Marks & Spencer’s controversial Oxford Street flagship rebuild is being stalled, with the retailer having to wait months for a decision on plans due to the General Election.

The retailer’s CEO, Stuart Machin, has said that the redevelopment of its Marble Arch store is the right solution, claiming that the current building is "riddled with asbestos".

Last month, M&S said it was hopeful ministers would approve its plans "very, very soon". But the election on 4 July may delay the decision for months after a new government is in place, according to This is Money.

Marks & Spencer was previously permitted to demolish the building and replace it with a new, modern store alongside office and leisure facilities. However, the decision was overturned by Gove on heritage and environmental grounds last year.

There had been objections to the plans to demolish the Art Deco facade from heritage groups and environmental campaigners.

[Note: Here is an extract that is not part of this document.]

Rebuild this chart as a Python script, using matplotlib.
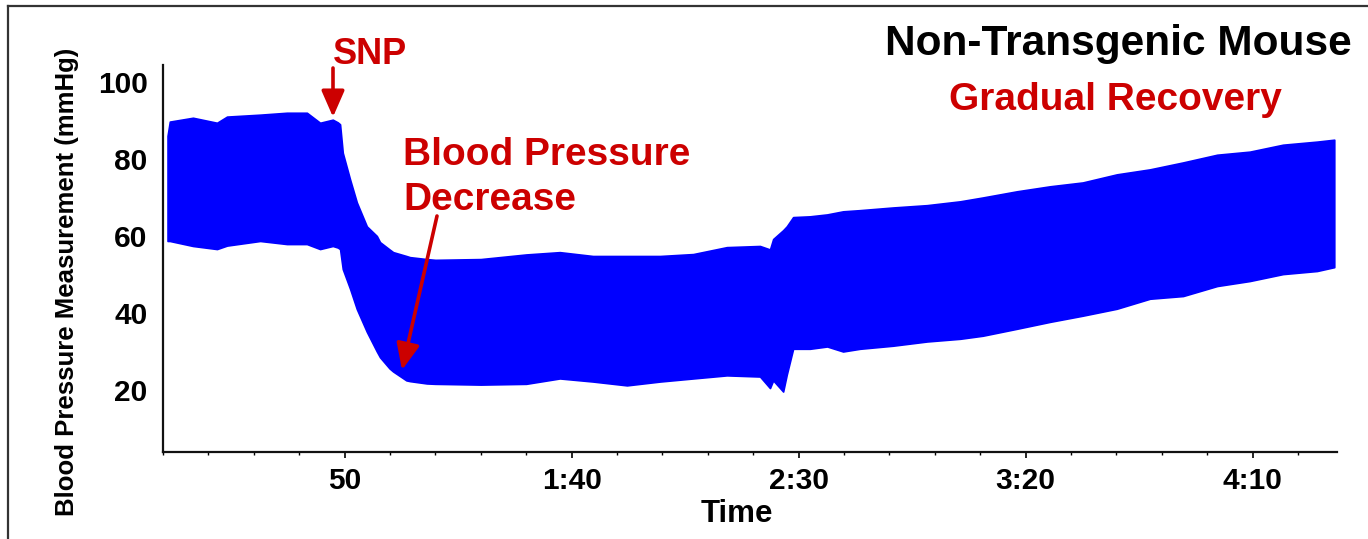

Michael Gove said the plans risked compromising other nearby landmarks, such as the Selfridges store built in the early 1900s.

However, Selfridges had previously spoken out in support of Marks & Spencer's plans, saying it would likely drive footfall to the Marble Arch end of London's Oxford Street.

M&S boss Stuart Machin labelled Gove's decision 'utterly pathetic'. He accused him of 'an anti-business approach, choking off growth and denying Oxford Street of thousands of new quality jobs'.

In March, M&S claimed a win when High Court Judge Mrs Justice Lieven agreed with the retailer that Michael Gove, the Secretary of State for Levelling Up, Housing and Communities, had "misinterpreted and wrongly applied planning policy", branding his decision to block the scheme as "unlawful".

This comes after the Mail revealed that Michael Gove's Department for Levelling Up, Housing and Communities has spent £141,000 of taxpayers' money on the planning wrangle. The sum of money has been spent on legal fees in the dispute since last year, according to a Freedom of Information disclosure.